«Sono nato a una nuova vita ogni volta che una mia sovrastruttura mentale fatta di pregiudizi, di insegnamenti obsoleti e di credenze accettate acriticamente si è spezzata e io ne sono uscito come liberato da una prigione. Sono nato a nuova vita ogni volta che, osservando il mondo da insospettati punti di vista, la mia mente si è allargata a nuove comprensioni».
Inizia così l’autobiografia di Federico Faggin, inventore italiano del microprocessore e grande innovatore nel campo dell’informatica e delle nuove tecnologie. E in effetti la vita di questo fisico e imprenditore contiene così tanti avvenimenti, scoperte, e cambiamenti, da poter essere difficilmente racchiusi in una sola esistenza.

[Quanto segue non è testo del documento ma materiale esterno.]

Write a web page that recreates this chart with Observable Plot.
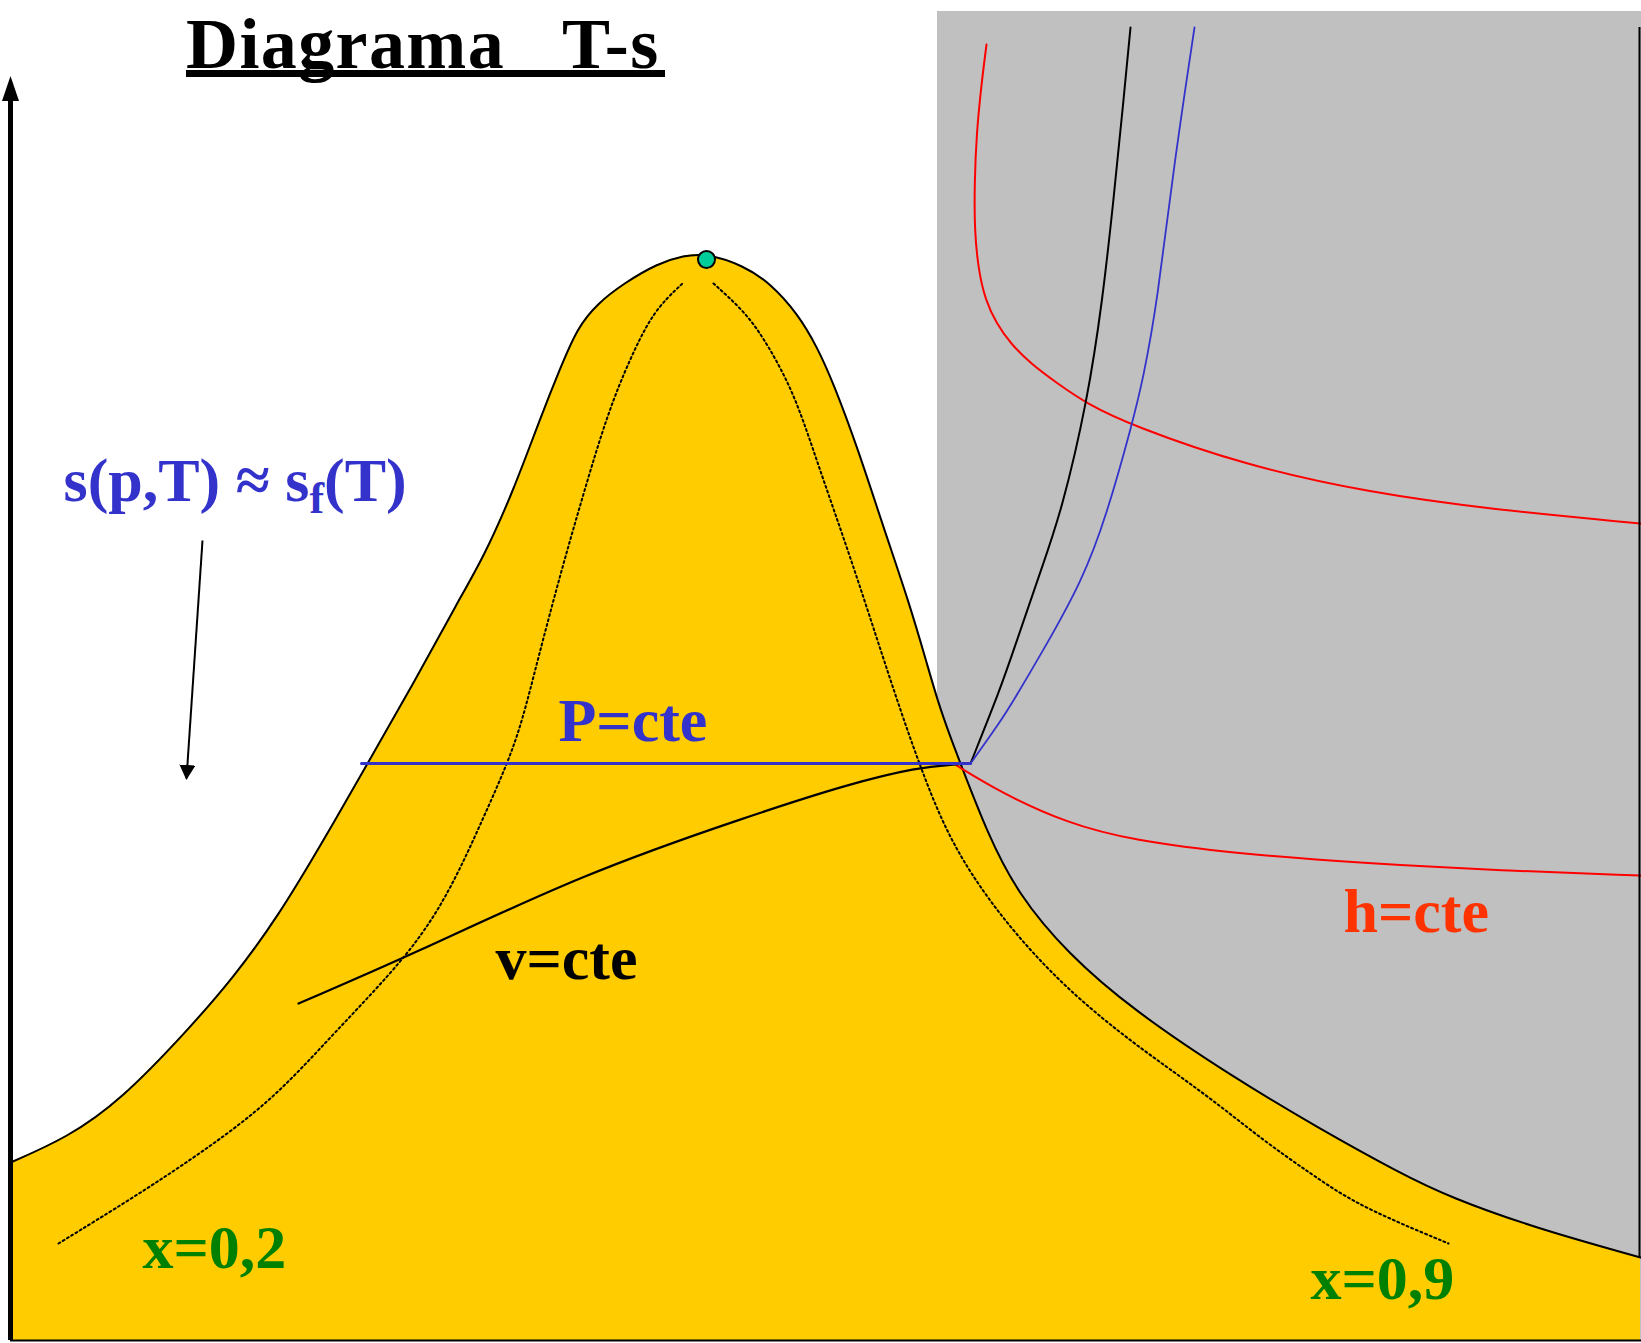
<!DOCTYPE html>
<html><head><meta charset="utf-8">
<script src="https://cdn.jsdelivr.net/npm/d3@7"></script>
<script src="https://cdn.jsdelivr.net/npm/@observablehq/plot@0.6"></script>
<style>
html,body{margin:0;padding:0;background:#fff;overflow:hidden;}
#wrap{position:relative;width:1641px;height:1343px;}
#wrap svg{position:absolute;left:0;top:0;}
#title{position:absolute;left:186px;top:8px;z-index:2;font-family:"Liberation Serif","Times New Roman",serif;font-weight:bold;font-size:72px;line-height:72px;letter-spacing:1.4px;white-space:pre;color:#000;}
#underline{position:absolute;left:186px;top:70px;width:479px;height:7px;background:#000;z-index:2;}
</style></head><body>
<div id="wrap"><div id="title">Diagrama   T-s</div><div id="underline"></div></div>
<script>
// Entropy s (arbitrary units) vs temperature T (arbitrary units)
const saturationDome = [[10,181],[67,206],[120,243],[187,313],[233,366],[277,426],[323,503],[367,580],[413,660],[458,743],[483,786],[513,853],[540,926],[560,976],[577,1016],[597,1040],[623,1060],[657,1080],[683,1088],[706,1090],[743,1078],[770,1060],[797,1030],[817,996],[833,960],[857,896],[883,816],[908,743],[927,678],[937,643],[950,606],[960,580],[987,510],[1017,450],[1067,390],[1133,333],[1233,266],[1317,216],[1400,170],[1450,146],[1533,116],[1640,86]];
const qualityLow = [[58,100],[133,146],[200,190],[272,243],[333,310],[410,390],[450,453],[483,526],[507,580],[522,623],[537,683],[560,770],[583,850],[607,930],[630,986],[650,1026],[667,1046],[682,1060]];
const qualityHigh = [[713,1060],[743,1033],[763,1006],[787,963],[803,923],[823,863],[850,786],[877,703],[900,633],[920,576],[950,500],[1000,426],[1060,360],[1120,310],[1167,276],[1213,243],[1263,203],[1310,170],[1350,143],[1400,120],[1448,100]];
const isobarMix = [[361,580],[970,580]];
const isobarVapor = [[970,580],[1000,622],[1013,643],[1041,690],[1082,763],[1106,828],[1131,917],[1143,966],[1157,1043],[1173,1176],[1194,1316]];
const isochoreMix = [[298,340],[410,388],[583,470],[750,528],[850,560],[917,576],[953,579],[970,580]];
const isochoreVapor = [[970,580],[1000,655],[1013,693],[1041,775],[1061,832],[1087,943],[1102,1043],[1113,1143],[1123,1243],[1130,1316]];
const isenthalpUpper = [[986,1299],[981,1260],[976,1210],[974,1160],[974,1113],[978,1073],[985,1043],[996,1020],[1010,1000],[1030,980],[1057,960],[1086,940],[1131,918],[1245,878],[1368,851],[1491,834],[1640,820]];
const isenthalpLower = [[953,580],[1000,551],[1067,520],[1133,503],[1233,490],[1368,480],[1500,473],[1640,468]];
const criticalPoint = [[706,1084]];
const vaporRegion = [{s1:937, s2:1641, T1:3, T2:1332}];
const vaporEdge = [{s:1639, T1:86, T2:1316}];
const axisT = [{s:10, T1:3, T2:1243}];
const axisS = [{T:3, s1:10, s2:1641}];
const noteArrow = [[202,803],[186,565]];
const labels = [
  {text:"P=cte", s:558, T:603, color:"#3333CC"},
  {text:"v=cte", s:495, T:365, color:"#000000"},
  {text:"h=cte", s:1343, T:412, color:"#FF3300"},
  {text:"x=0,2", s:142, T:76, color:"#008000"},
  {text:"x=0,9", s:1310, T:45, color:"#008000"}
];
const noteLabel = [{text:"s(p,T) \u2248 sf(T)", s:63, T:843, color:"#3333CC"}];

const pts = a => a.map(([s, T]) => ({s, T}));
const font = {fontFamily:"Liberation Serif", fontWeight:"bold", fontSize:62};
const smooth = "basis";

const chart = Plot.plot({
  width:1641, height:1343, margin:0,
  x:{domain:[0,1641], axis:null},
  y:{domain:[0,1343], axis:null},
  color:{type:"identity"},
  style:{background:"transparent", overflow:"visible"},
  marks:[
    Plot.rect(vaporRegion, {x1:"s1", x2:"s2", y1:"T1", y2:"T2", fill:"#C0C0C0"}),
    Plot.areaY(pts(saturationDome), {x:"s", y1:() => 3, y2:"T", fill:"#FFCC00", curve:smooth}),
    Plot.line(pts(qualityLow), {x:"s", y:"T", stroke:"#000", strokeWidth:2, strokeDasharray:"2 3", curve:smooth}),
    Plot.line(pts(qualityHigh), {x:"s", y:"T", stroke:"#000", strokeWidth:2, strokeDasharray:"2 3", curve:smooth}),
    Plot.line(pts(saturationDome), {x:"s", y:"T", stroke:"#000", strokeWidth:2, curve:smooth}),
    Plot.line(pts(isenthalpUpper), {x:"s", y:"T", stroke:"#FF0000", strokeWidth:2, curve:smooth}),
    Plot.line(pts(isenthalpLower), {x:"s", y:"T", stroke:"#FF0000", strokeWidth:2, curve:smooth}),
    Plot.line(pts(isochoreMix), {x:"s", y:"T", stroke:"#000", strokeWidth:2.2, curve:smooth}),
    Plot.line(pts(isochoreVapor), {x:"s", y:"T", stroke:"#000", strokeWidth:2, curve:smooth}),
    Plot.line(pts(isobarVapor), {x:"s", y:"T", stroke:"#3333CC", strokeWidth:1.8, curve:smooth}),
    Plot.line(pts(isobarMix), {x:"s", y:"T", stroke:"#3333CC", strokeWidth:3}),
    Plot.ruleX(vaporEdge, {x:"s", y1:"T1", y2:"T2", stroke:"#000", strokeWidth:2}),
    Plot.ruleY(axisS, {y:"T", x1:"s1", x2:"s2", stroke:"#000", strokeWidth:2}),
    Plot.ruleX(axisT, {x:"s", y1:"T1", y2:"T2", stroke:"#000", strokeWidth:5, ariaDescription:"t-axis"}),
    Plot.link([noteArrow], {x1:d => d[0][0], y1:d => d[0][1], x2:d => d[1][0], y2:d => d[1][1], stroke:"#000", strokeWidth:2, ariaDescription:"note-arrow"}),
    Plot.dot(pts(criticalPoint), {x:"s", y:"T", r:8.5, fill:"#00CC99", stroke:"#000", strokeWidth:2}),
    Plot.text(labels, {x:"s", y:"T", text:"text", fill:"color", textAnchor:"start", lineAnchor:"bottom", ...font}),
    Plot.text(noteLabel, {x:"s", y:"T", text:"text", fill:"color", textAnchor:"start", lineAnchor:"bottom", ariaDescription:"sf-label", ...font})
  ]
});

const svg = d3.select(chart);
const defs = svg.insert("defs", ":first-child");
defs.append("marker").attr("id","headSmall").attr("viewBox","0 0 10 10").attr("preserveAspectRatio","none")
  .attr("refX",9).attr("refY",5).attr("markerUnits","userSpaceOnUse").attr("markerWidth",15).attr("markerHeight",16).attr("orient","auto")
  .append("path").attr("d","M0,0L10,5L0,10Z").attr("fill","#000");
defs.append("marker").attr("id","headAxis").attr("viewBox","0 0 10 10").attr("preserveAspectRatio","none")
  .attr("refX",0.4).attr("refY",5).attr("markerUnits","userSpaceOnUse").attr("markerWidth",25).attr("markerHeight",17).attr("orient","auto")
  .append("path").attr("d","M0,0L10,5L0,10Z").attr("fill","#000");
svg.selectAll("g[aria-description='t-axis'] line").attr("marker-end","url(#headAxis)");
svg.selectAll("g[aria-description='note-arrow'] path").attr("marker-end","url(#headSmall)");

// subscript f in s_f(T)
svg.selectAll("g[aria-description='sf-label'] text").each(function() {
  const t = d3.select(this);
  const full = t.text();
  const i = full.lastIndexOf("f(");
  t.text(null);
  t.append("tspan").text(full.slice(0, i));
  t.append("tspan").attr("font-size", 44).attr("dy", 12).text("f");
  t.append("tspan").attr("dy", -12).text(full.slice(i + 1));
});

document.getElementById("wrap").prepend(chart);
</script>
</body></html>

L’autore si definisce rinato più volte, e racconta lo svolgersi del suo percorso dividendolo in quelle che chiama “le sue quattro vite”: la sua infanzia e prima età adulta in Nord Italia, il trasferimento in California e lo sviluppo di nuove tecnologie per la INTEL, la decisione di diventare imprenditore e uomo d’affari, fino ad arrivare al presente, in cui si occupa della Fondazione Federico ed Elvia Faggin, da lui creata assieme alla moglie, e all’interesse per lo studio della natura della coscienza.
Si tratta di una lettura inaspettata, contenente non solo i dati biografici dell’autore, ma anche numerosi dettagli tecnici sulle sue innovazioni e invenzioni, che permettono di comprendere l’evoluzione delle tecnologie che hanno portato alla moderna informatica. Ma l’aspetto più interessante e per molti versi sorprendente è rappresentato dalle riflessioni più intime e profonde sulla natura della coscienza, che emergono in vari passi del testo ad arricchire la lettura e stimolare la riflessione.
Faggin, dopo aver esplorato per tutta la sua vita questo tema, è infine arrivato alla conclusione che la coscienza non possa essere ridotta alla pura attività elettro-chimica del cervello, ma debba risiedere altrove, e che, per questa stessa ragione, non sarà mai possibile costruire una macchina cosciente, questione che ha discusso anche in diverse conferenze. L’esplorazione di questo tema è strettamente connessa, in Faggin, con la riscoperta di una dimensione religiosa, per lunghi anni accantonata in favore di una visione materialistica del mondo, e con un vero e proprio viaggio spirituale che lo porta a quella che egli stesso definisce un’“Illuminazione”.
Grazie a questo percorso, il testo si conclude con il racconto di una consapevolezza e di una felicità finalmente ritrovate, e con una riflessione profonda sul senso sella vita e dell’essere umani, che lo portano infine ad affermare, a chiusura dell’opera e come monito per il futuro «Noi non siamo macchine!»